Upon opening, Bompas Hall had difficulty in registering a full compliment of Anglican students. The average enrolment in the first year was 17 and at times staff outnumbered the children. This was to be a chronic problem, partially solved in later years by transferring students from other crowded Anglican hostels such as Stringer Hall at Inuvik. By 1962, some children hailed from such far away places as Hay River in the south and Cambridge Bay in the high Arctic. Inuit children soon formed the largest segment of hostel residents. Church administration of Bompas Hall ended in 1969 when responsibility was transferred to the Department of Education of the Northwest Territories.


  • 1858 St. David’s Anglican Mission established; first church built in 1861.
  • 1894 Catholic Sacred Heart Mission relocates from Fort Providence to Fort Simpson where this Church will find the most adherents in the generations that follow.
  • 1921 Local Dene bands sign Treaty 11, assuring government support of residential and day schools for treaty children, most of whom attend local day schools run by Anglican and Catholic missions.
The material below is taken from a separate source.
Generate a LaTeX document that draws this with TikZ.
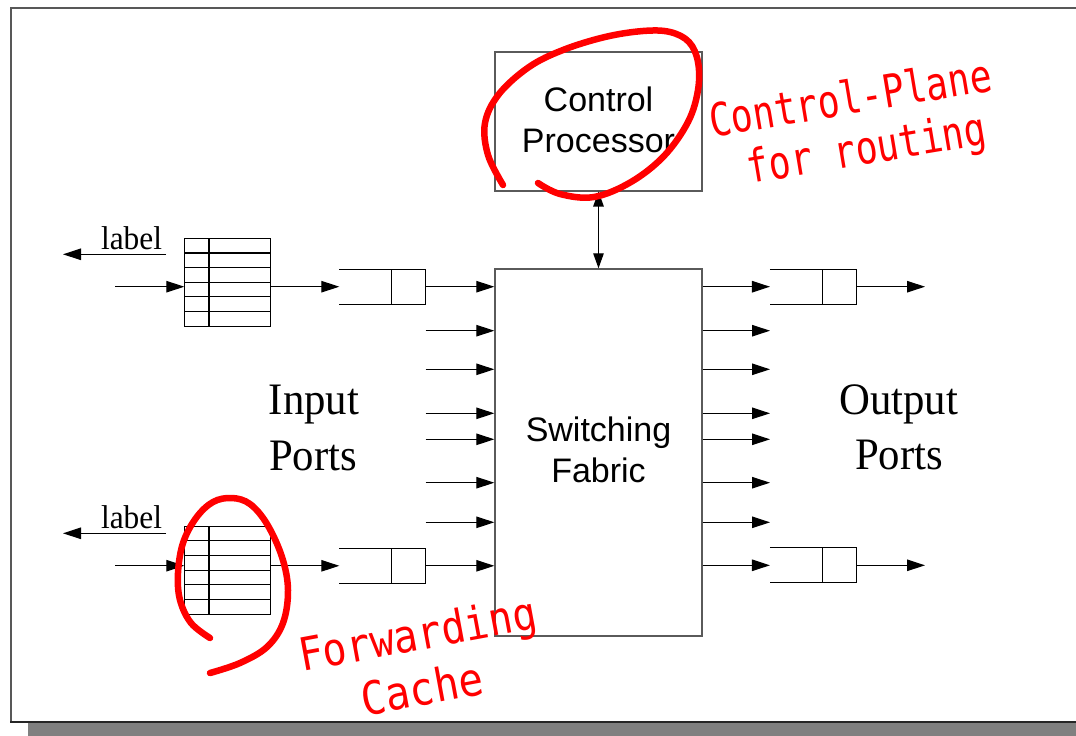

Some Anglican native children, especially orphans, are sent to Anglican boarding schools at Hay River (closed 1936) and at Aklavik (1936-1960).
  • 1955 Denominational federal day school opens with separate classrooms for Anglican and Catholic students.
  • 1960 Thomas Simpson secular federal day school opens, replacing former denominational school. School takes in local children of all ethnicities and those boarding at the Anglican Bompas Hall and Catholic Lapointe Hall.
  • 1960 Oct. Anglican run Bompas Hall opens with enrolment of less than half its 50-pupil capacity. Catholic Lapointe Hall also opens, with capacity for 150.
  • 1965 Fall Hall reaches capacity with 52 children in residence—32 Inuit, 19 Dene and Métis and 1 white student.
  • 1969 April 1 Anglican administration of Bompas Hall is transferred to the Territorial Government.

Compiled by General Synod Archives, September 23, 2008. Updated June 2011.